◆ Records:

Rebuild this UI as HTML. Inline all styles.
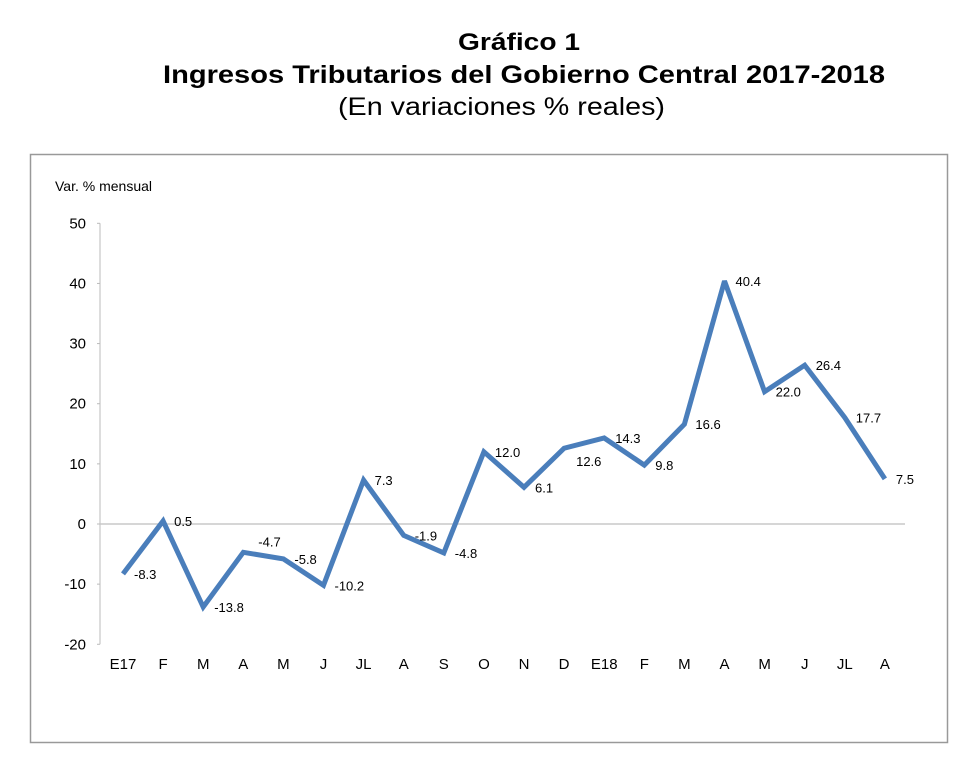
<!DOCTYPE html>
<html><head><meta charset="utf-8"><style>
body{margin:0;background:#fff;font-family:"Liberation Sans",Arial,sans-serif;}
#wrap{position:relative;width:980px;height:769px;overflow:hidden;}
</style></head><body>
<div id="wrap">
<svg width="980" height="140" style="position:absolute;left:0;top:0">
<text x="458" y="50" textLength="122" lengthAdjust="spacingAndGlyphs" font-size="24" font-weight="bold">Gráfico 1</text>
<text x="163" y="83" textLength="722" lengthAdjust="spacingAndGlyphs" font-size="25" font-weight="bold">Ingresos Tributarios del Gobierno Central 2017-2018</text>
<text x="338" y="115" textLength="327" lengthAdjust="spacingAndGlyphs" font-size="25">(En variaciones % reales)</text>
</svg>
<svg id="chart" width="980" height="769" style="position:absolute;left:0;top:0"></svg>
</div>
<script>
const categories=["E17","F","M","A","M","J","JL","A","S","O","N","D","E18","F","M","A","M","J","JL","A"];
const values=[-8.3,0.5,-13.8,-4.7,-5.8,-10.2,7.3,-1.9,-4.8,12.0,6.1,12.6,14.3,9.8,16.6,40.4,22.0,26.4,17.7,7.5];
const yTicks=[50,40,30,20,10,0,-10,-20];
const NS="http://www.w3.org/2000/svg";
const svg=document.getElementById('chart');
function y(v){return 524-v*6.014;}
function x(i){return 123+i*40.1;}
function mk(tag,attrs,name){const e=document.createElementNS(NS,tag);for(const k in attrs)e.setAttribute(k,attrs[k]);svg.appendChild(e);return e;}
mk('rect',{x:30.5,y:154.5,width:917,height:588,fill:'none',stroke:'#999','stroke-width':1.5},'plot-frame');
mk('line',{x1:100,y1:y(50),x2:100,y2:y(-20),stroke:'#bbb','stroke-width':1},'y-axis-line');
yTicks.forEach(v=>{
  mk('line',{x1:97,y1:y(v),x2:100,y2:y(v),stroke:'#bbb'},'y-tick');
  const t=mk('text',{x:86,y:y(v)+5,'text-anchor':'end','font-size':15},'y-tick-label');t.textContent=v;
});
mk('line',{x1:100,y1:y(0),x2:905,y2:y(0),stroke:'#c8c8c8','stroke-width':1.5},'zero-line');
const ttl=mk('text',{x:55,y:191,'font-size':14},'y-axis-title');ttl.textContent='Var. % mensual';
categories.forEach((c,i)=>{const t=mk('text',{x:x(i),y:669,'text-anchor':'middle','font-size':15},'x-tick-label');t.textContent=c;});
let d=values.map((v,i)=>(i?'L':'M')+x(i).toFixed(1)+' '+y(v).toFixed(1)).join(' ');
mk('path',{d:d,fill:'none',stroke:'#4a7ebb','stroke-width':5,'stroke-linejoin':'miter','stroke-miterlimit':3},'series-line');
values.forEach((v,i)=>{
  let dx=11,dy=5;
  if(i===3){dx=15;dy=-6;} if(i===11){dx=12;dy=18;}
  const t=mk('text',{x:x(i)+dx,y:y(v)+dy,'font-size':13},'data-label');t.textContent=v.toFixed(1);
});
</script>
</body></html>
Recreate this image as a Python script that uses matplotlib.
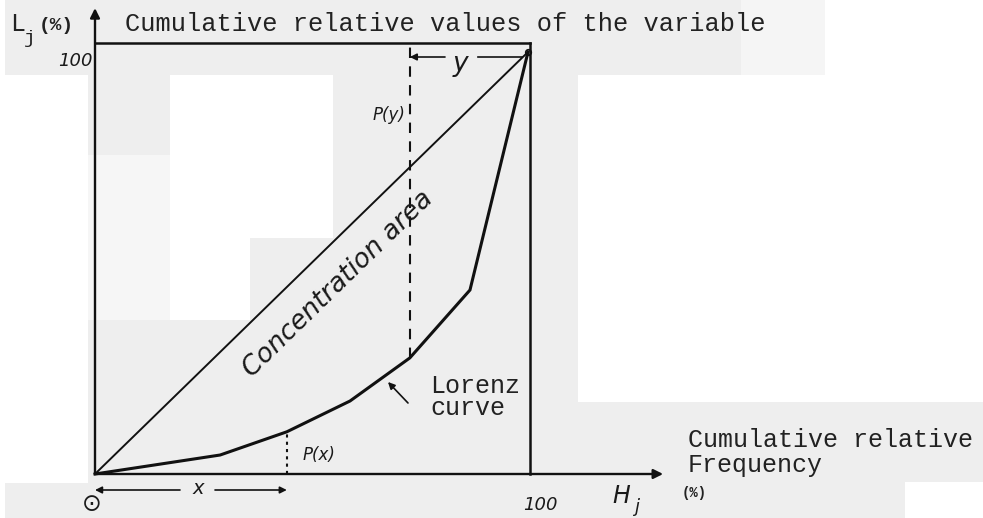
import matplotlib
matplotlib.use("Agg")
import matplotlib.pyplot as plt
from matplotlib.patches import Rectangle

# ---------------- data ----------------
lorenz_x = [0, 28.9, 44.3, 58.9, 72.7, 86.6, 100]      # cumulative relative frequency H_j (%)
lorenz_y = [0, 4.5, 10.0, 17.3, 27.5, 43.6, 100]       # cumulative relative values L_j (%)
equality_x = [0, 100]
equality_y = [0, 100]
px_index = 2   # point P(x) on the Lorenz curve
py_index = 4   # point P(y) on the Lorenz curve
top_level = 102.1   # upper frame line
right_level = 100.5 # right frame line
yaxis_top = 110.4
xaxis_end = 131.2

W, H = 983, 518
fig = plt.figure(figsize=(W / 100, H / 100), dpi=100)
fig.patch.set_facecolor("#eeeeee")

# scanned-page background patches (pixel boxes, top-left origin)
def bg(x0, y0, x1, y1, c):
    fig.add_artist(Rectangle((x0 / W, 1 - y1 / H), (x1 - x0) / W, (y1 - y0) / H,
                             transform=fig.transFigure, facecolor=c,
                             edgecolor="none", zorder=-10))

bg(0, 0, 5, 518, "white")
bg(0, 75, 88, 483, "white")
bg(88, 155, 170, 320, "#f6f6f6")
bg(170, 75, 333, 238, "white")
bg(170, 238, 250, 320, "white")
bg(578, 75, 983, 402, "white")
bg(741, 0, 825, 75, "#f5f5f5")
bg(825, 0, 983, 75, "white")
bg(905, 482, 983, 518, "white")

ax = fig.add_axes([0, 0, 1, 1])
ax.set_facecolor("none")
ax.axis("off")
XS, YS = 4.33, 4.22
ax.set_xlim(-95 / XS, (W - 95) / XS)
ax.set_ylim(-(H - 474) / YS, 474 / YS)

ink = "#111111"

# curves
ax.plot(lorenz_x, lorenz_y, color=ink, lw=2.2, solid_joinstyle="miter")
ax.plot(equality_x, equality_y, color=ink, lw=1.4)
ax.plot([lorenz_x[-1]], [lorenz_y[-1]], "o", mfc="none", mec=ink, ms=4, mew=1.2)

# frame lines
ax.plot([0, right_level], [top_level, top_level], color=ink, lw=1.8)
ax.plot([right_level, right_level], [0, top_level], color=ink, lw=1.8)

arrow_kw = dict(arrowstyle="-|>", color=ink, lw=1.7, shrinkA=0, shrinkB=0,
                mutation_scale=14)
# axes with arrows
ax.annotate("", xy=(0, yaxis_top), xytext=(0, 0), arrowprops=arrow_kw)
ax.annotate("", xy=(xaxis_end, 0), xytext=(0, 0), arrowprops=arrow_kw)

# dashed line P(y)
ax.plot([lorenz_x[py_index]] * 2, [lorenz_y[py_index], top_level], color=ink,
        lw=1.5, dashes=(5, 4))
# dotted line P(x)
ax.plot([lorenz_x[px_index]] * 2, [0, lorenz_y[px_index]], color=ink,
        lw=1.5, dashes=(1.5, 2))

small_arrow = dict(arrowstyle="-|>", color=ink, lw=1.2, shrinkA=0, shrinkB=0,
                   mutation_scale=10)
# y arrow
yy = (474 - 57) / YS
ax.annotate("", xy=(lorenz_x[py_index], yy), xytext=((445 - 95) / XS, yy),
            arrowprops=small_arrow)
ax.plot([(478 - 95) / XS, (522 - 95) / XS], [yy, yy], color=ink, lw=1.2)
# x arrow
xy_ = -(490 - 474) / YS
ax.annotate("", xy=(0, xy_), xytext=((180 - 95) / XS, xy_), arrowprops=small_arrow)
ax.annotate("", xy=(lorenz_x[px_index], xy_), xytext=((215 - 95) / XS, xy_),
            arrowprops=small_arrow)
# Lorenz curve pointer
ax.annotate("", xy=((388 - 95) / XS, (474 - 382) / YS),
            xytext=((408 - 95) / XS, (474 - 403) / YS), arrowprops=small_arrow)

# ---------------- texts ----------------
def T(x, y, s, **kw):
    fig.text(x / W, 1 - y / H, s, **kw)

mono = dict(family="Liberation Mono", color="#222222")
hand = dict(family="DejaVu Sans", style="italic", color="#1a1a1a")

T(10, 31, "L", fontsize=18, va="baseline", ha="left", **mono)
T(24, 43, "j", fontsize=14, va="baseline", ha="left", **mono)
T(39, 30, "(%)", fontsize=14, va="baseline", ha="left", weight="bold", **mono)
T(125, 31, "Cumulative relative values of the variable", fontsize=18.3,
  va="baseline", ha="left", **mono)

T(93, 61, "100", fontsize=13, va="center", ha="right", **hand)
T(405, 115, "P(y)", fontsize=12, va="center", ha="right", **hand)
T(460, 64, "y", fontsize=19, va="center", ha="center", **hand)
T(338, 284, "Concentration area", fontsize=19, va="center", ha="center",
  rotation=44.3, rotation_mode="anchor", **hand)

T(430, 393, "Lorenz", fontsize=18, va="baseline", ha="left", **mono)
T(430, 415, "curve", fontsize=18, va="baseline", ha="left", **mono)

T(688, 447, "Cumulative relative", fontsize=18, va="baseline", ha="left", **mono)
T(688, 472, "Frequency", fontsize=18, va="baseline", ha="left", **mono)

T(319, 455, "P(x)", fontsize=12, va="center", ha="center", **hand)
T(198, 489, "x", fontsize=14, va="center", ha="center", **hand)
T(92, 504, "\u2299", fontsize=17, va="center", ha="center", family="DejaVu Sans",
  color="#1a1a1a")
T(540, 505, "100", fontsize=13, va="center", ha="center", **hand)
T(621, 496, "H", fontsize=17, va="center", ha="center", **hand)
T(637, 507, "j", fontsize=13, va="center", ha="center", **hand)
T(682, 493, "(%)", fontsize=10, va="center", ha="left", weight="bold", **mono)

fig.savefig("out.png", dpi=100, facecolor=fig.get_facecolor())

◆ The exercise:
Quote word for word only the lines above from the one containing "Recreate this image" through the one containing "0), xytext=(0, 0), arrowprops=arrow_kw)". Pictures stay out of your copy.

◆ Full answer:
Recreate this image as a Python script that uses matplotlib.
import matplotlib
matplotlib.use("Agg")
import matplotlib.pyplot as plt
from matplotlib.patches import Rectangle

# ---------------- data ----------------
lorenz_x = [0, 28.9, 44.3, 58.9, 72.7, 86.6, 100]      # cumulative relative frequency H_j (%)
lorenz_y = [0, 4.5, 10.0, 17.3, 27.5, 43.6, 100]       # cumulative relative values L_j (%)
equality_x = [0, 100]
equality_y = [0, 100]
px_index = 2   # point P(x) on the Lorenz curve
py_index = 4   # point P(y) on the Lorenz curve
top_level = 102.1   # upper frame line
right_level = 100.5 # right frame line
yaxis_top = 110.4
xaxis_end = 131.2

W, H = 983, 518
fig = plt.figure(figsize=(W / 100, H / 100), dpi=100)
fig.patch.set_facecolor("#eeeeee")

# scanned-page background patches (pixel boxes, top-left origin)
def bg(x0, y0, x1, y1, c):
    fig.add_artist(Rectangle((x0 / W, 1 - y1 / H), (x1 - x0) / W, (y1 - y0) / H,
                             transform=fig.transFigure, facecolor=c,
                             edgecolor="none", zorder=-10))

bg(0, 0, 5, 518, "white")
bg(0, 75, 88, 483, "white")
bg(88, 155, 170, 320, "#f6f6f6")
bg(170, 75, 333, 238, "white")
bg(170, 238, 250, 320, "white")
bg(578, 75, 983, 402, "white")
bg(741, 0, 825, 75, "#f5f5f5")
bg(825, 0, 983, 75, "white")
bg(905, 482, 983, 518, "white")

ax = fig.add_axes([0, 0, 1, 1])
ax.set_facecolor("none")
ax.axis("off")
XS, YS = 4.33, 4.22
ax.set_xlim(-95 / XS, (W - 95) / XS)
ax.set_ylim(-(H - 474) / YS, 474 / YS)

ink = "#111111"

# curves
ax.plot(lorenz_x, lorenz_y, color=ink, lw=2.2, solid_joinstyle="miter")
ax.plot(equality_x, equality_y, color=ink, lw=1.4)
ax.plot([lorenz_x[-1]], [lorenz_y[-1]], "o", mfc="none", mec=ink, ms=4, mew=1.2)

# frame lines
ax.plot([0, right_level], [top_level, top_level], color=ink, lw=1.8)
ax.plot([right_level, right_level], [0, top_level], color=ink, lw=1.8)

arrow_kw = dict(arrowstyle="-|>", color=ink, lw=1.7, shrinkA=0, shrinkB=0,
                mutation_scale=14)
# axes with arrows
ax.annotate("", xy=(0, yaxis_top), xytext=(0, 0), arrowprops=arrow_kw)
ax.annotate("", xy=(xaxis_end, 0), xytext=(0, 0), arrowprops=arrow_kw)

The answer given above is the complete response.